For a sociologist of sport, Chapter 6 is perhaps the most interesting. Here, Corte discusses the gradual transformation of a ritual towards a sport, what sociologists of sport would call sportisation (Elias). Corte notes that surfing made its Olympic debut at the Tokyo 2020 Summer Games (held in 2021). As a result of more competition, sponsors and money within surfing, a wider range of approaches to surfing is made possible. For some, surfing is recreation. For others, it may be a career path and a living. Although this is not a key point in Corte’s analysis, this evolution may cause intercultural conflicts in the form of resistance and ambivalence within the subculture.
I would like to point out four directions for further ‘waves’ of research inspired by Corte. First, how the increasing popularity of so-called ‘risk sports’ can be understood as a response to a ‘quest for excitement’ (Elias) and big emotions in an increasingly civilized social world (at least in some parts of the world).
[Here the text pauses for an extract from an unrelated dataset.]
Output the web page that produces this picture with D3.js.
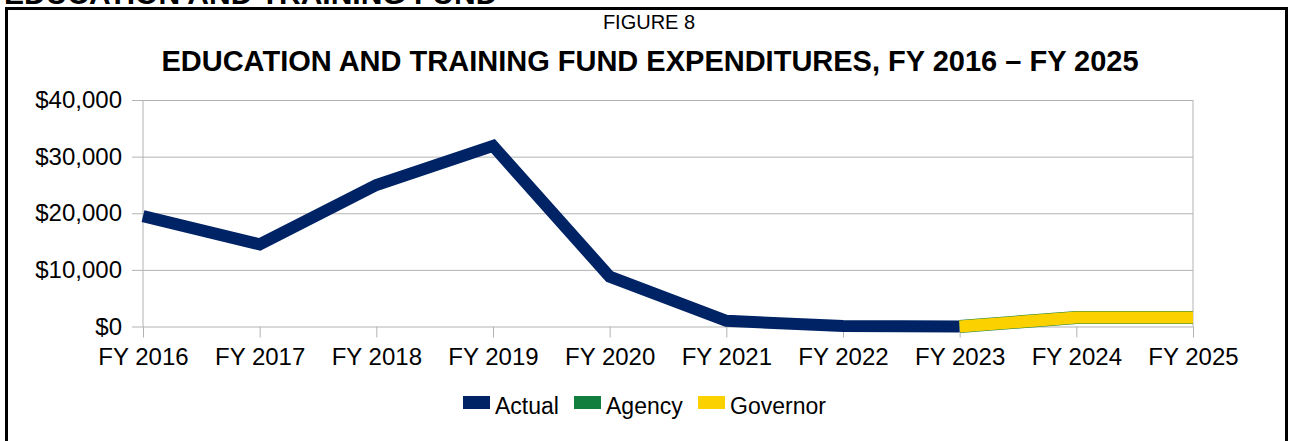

Second, how participants within these subcultures tend to take increasingly bigger risks because of social dynamics. Third, analyses of how participants relate to, for example, surfing as both an organized sport and a lifestyle, or what Belinda Wheaton calls lifestyle sport. Fourth, this book should inspire sociologists of sport, and other sociologists, to use collective effervescence and group dynamics to explore interaction rituals in a wide range of (sports) activities, both among athletes and not least among spectators at major events.
This is a theoretically sound book of interest to all micro-interactionists, sociologists of culture and sociologists of sport, almost independent of empirical interests. Corte’s analysis opens ways of incorporating concepts from various social theories of interaction in an inspiring way. Finally, it may offer food for thought for the sociology of sport community that an ‘outsider’ can write one of the best books of relevance to the sociology of sport in recent years. But that says more about Corte’s brilliance than about any shortcomings of the sociology of sport.